Premium gasoline usually comes with more additives to keep your injector's and such clean. this may help keep everything running well and keep performance at it's stock max potential.

Also, I've read somewhere... in an article on octane boosters...that higher octane fuel takes more to knock...but once it is ignited it burns faster. this has the effect of advancing the ignition timing on your car. I personally have noticed better gas milage with premium fuel. it is however possibly my imagination as i dont measure these things regularly.

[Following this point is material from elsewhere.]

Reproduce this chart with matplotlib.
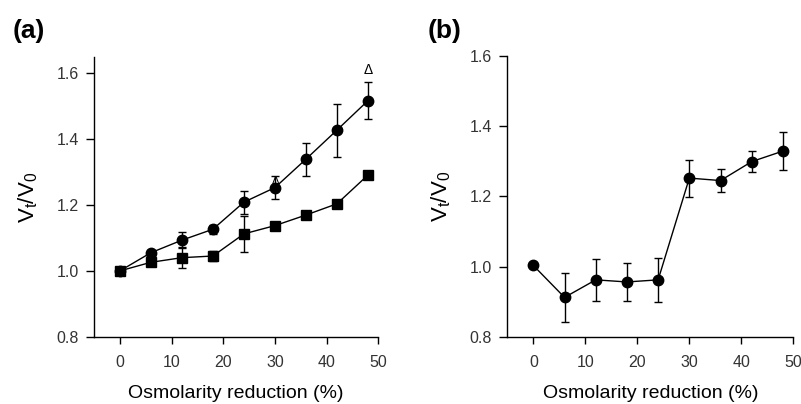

Lastly, with our relitivly high compression ratio, it is unlikely that our ignition timing is advanced as fully as it possibly could be. this means premium fuel could silence the evil knock sensor and help stop the ecu from retarding the ignition timing as it normally would.

All of the above would lead to slightly better perfomance. reguardless a CAI would dominate the gains made by premium fuel and its a one time $150 shot vs an extra 10-15 cents per liter (up here in cananananada) every time you fill up.

Once in a while just to clean the gunks out of the injectors and such is okay, and remember the fact that the ECU takes time to adapt to different fuel grades. Try and keep using 91 octane and your engine will get worse gas mileage after the ECU adapts.

It does take higher temperature for the engine to start knocking with 91 octane fuel, but the fact that it will burn faster at higher temperature also means the air/fuel mixture will detonate before the ECU gives signal to the coils to give spark due to the high cylinder temperatures.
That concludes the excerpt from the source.